Of course, as brazen as they are, they reckoned without the likes of Karina and her colleagues, who aren’t fooled by all this defensive, dismissive talk of a “changed morality” in Germany. It’s a bald-faced lie that all German women support prostitution, seeing it as an “escape valve” for “dangerous impulses” that would otherwise lead to rape. Rape is still happening, and in fact is more rampant than ever; unprostituted women are now afraid to walk through red-light districts because drunken brothel patrons often accost them on the street! (Normalization creates demand, remember?)
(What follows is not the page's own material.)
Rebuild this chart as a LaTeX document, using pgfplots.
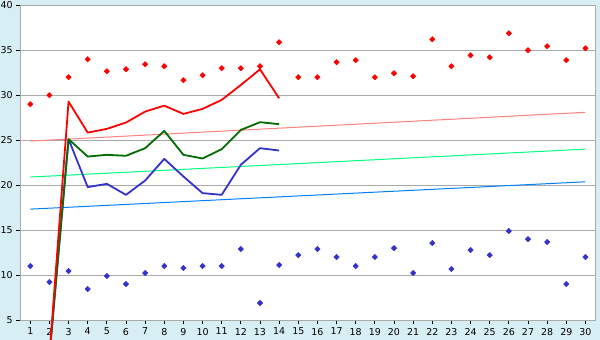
\documentclass[border=0pt]{standalone}
\usepackage{pgfplots}
\pgfplotsset{compat=1.18}
\usepackage{fontspec}
\setmainfont{DejaVu Sans}
\definecolor{bg}{RGB}{216,238,245}
\definecolor{gridc}{RGB}{170,170,170}
\definecolor{rl}{RGB}{255,0,0}
\definecolor{gl}{RGB}{0,110,0}
\definecolor{bl}{RGB}{51,51,204}
\definecolor{rt}{RGB}{255,128,128}
\definecolor{gt}{RGB}{0,255,128}
\definecolor{btr}{RGB}{0,128,255}
\begin{document}
\begin{tikzpicture}
\fill[bg] (-20.7bp,-20bp) rectangle (579.3bp,320bp);
\begin{axis}[
  at={(0,0)}, anchor=south west, scale only axis,
  width=574.3bp, height=314.7bp,
  xmin=0.5, xmax=30.5, ymin=5, ymax=40,
  xtick={1,...,30}, ytick={5,10,...,40},
  clip=false,
  axis background/.style={fill=white},
  axis line style={draw=gridc, line width=0.8bp},
  ymajorgrids, grid style={gridc, line width=0.8bp},
  tick align=outside, major tick length=4.5bp,
  tick pos=left,
  tick style={black, line width=0.8bp},
  ticklabel style={font=\fontsize{9.5}{11}\selectfont},
  /pgf/number format/assume math mode=true,
  line join=round,
]
% trend lines
\addplot[rt, line width=1bp] coordinates {(1,24.9) (30,28.1)};
\addplot[gt, line width=1bp] coordinates {(1,20.9) (30,24.0)};
\addplot[btr, line width=1bp] coordinates {(1,17.33) (30,20.37)};
% markers
\addplot[only marks, mark=square*, mark size=1.9bp, mark options={rotate=45, line width=0.5bp}, color=rl] coordinates {
(1,29.0) (2,30.0) (3,32.0) (4,34.0) (5,32.67) (6,32.89) (7,33.44) (8,33.22)
(9,31.67) (10,32.22) (11,33.0) (12,33.0) (13,33.22) (14,35.89) (15,32.0)
(16,32.0) (17,33.67) (18,33.89) (19,32.0) (20,32.44) (21,32.11) (22,36.22)
(23,33.22) (24,34.44) (25,34.22) (26,36.89) (27,35.0) (28,35.44) (29,33.89) (30,35.22)};
\addplot[only marks, mark=square*, mark size=1.9bp, mark options={rotate=45, line width=0.5bp}, color=bl] coordinates {
(1,11.0) (2,9.22) (3,10.44) (4,8.44) (5,9.89) (6,9.0) (7,10.22) (8,11.0)
(9,10.78) (10,11.0) (11,11.0) (12,12.89) (13,6.89) (14,11.11) (15,12.22)
(16,12.89) (17,12.0) (18,11.0) (19,12.0) (20,13.0) (21,10.22) (22,13.56)
(23,10.67) (24,12.78) (25,12.22) (26,14.89) (27,14.0) (28,13.67) (29,9.0) (30,12.0)};
% thick lines
\addplot[bl, line width=1.8bp] coordinates {
(2,1) (3,25.11) (4,19.78) (5,20.14) (6,18.92) (7,20.51) (8,22.92) (9,20.96)
(10,19.11) (11,18.92) (12,22.26) (13,24.11) (14,23.85)};
\addplot[gl, line width=1.8bp] coordinates {
(2,1) (3,25.11) (4,23.18) (5,23.37) (6,23.26) (7,24.11) (8,26.03) (9,23.37)
(10,22.96) (11,24.0) (12,26.14) (13,27.0) (14,26.78)};
\addplot[rl, line width=1.8bp] coordinates {
(2,1) (3,29.29) (4,25.84) (5,26.26) (6,26.96) (7,28.18) (8,28.84) (9,27.92)
(10,28.48) (11,29.48) (12,31.14) (13,32.88) (14,29.66)};
\end{axis}
\pgfresetboundingbox
\useasboundingbox (-20.7bp,-20bp) rectangle (579.3bp,320bp);
\end{tikzpicture}
\end{document}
It’s also a lie that the country is better and happier since prostitution was legalized in 2001. It might be richer in some small parts, thanks to horny foreigners on sex tours, but that’s not an improvement! The wealth is not trickling down. Most prostitutes are desperately poor when they enter, and no better off when they exit. Women are still being assaulted, abused and murdered, and many of them are in prostitution when it happens. The closed doors of the brothel conceal a multitude of crimes against humanity. And the spillover from that reaches onto the streets, too…where prostitution hasn’t exactly abated, either.
These activists, however, know their local laws and are disgusted with the blatant abuses going on under their noses. And they will not stop opposing the pimps’ efforts to turn a profit at everyone else’s expense. Even those with no children to worry about can figure out for themselves what it must feel like to someone who was sexually abused at an early age to see acts similar to those committed against her being “legally” advertised for sale…on a billboard, a wall, or a city bus. To such individuals, the city authorities’ reluctance to step in and stop it must feel like a whole fresh round of abuse.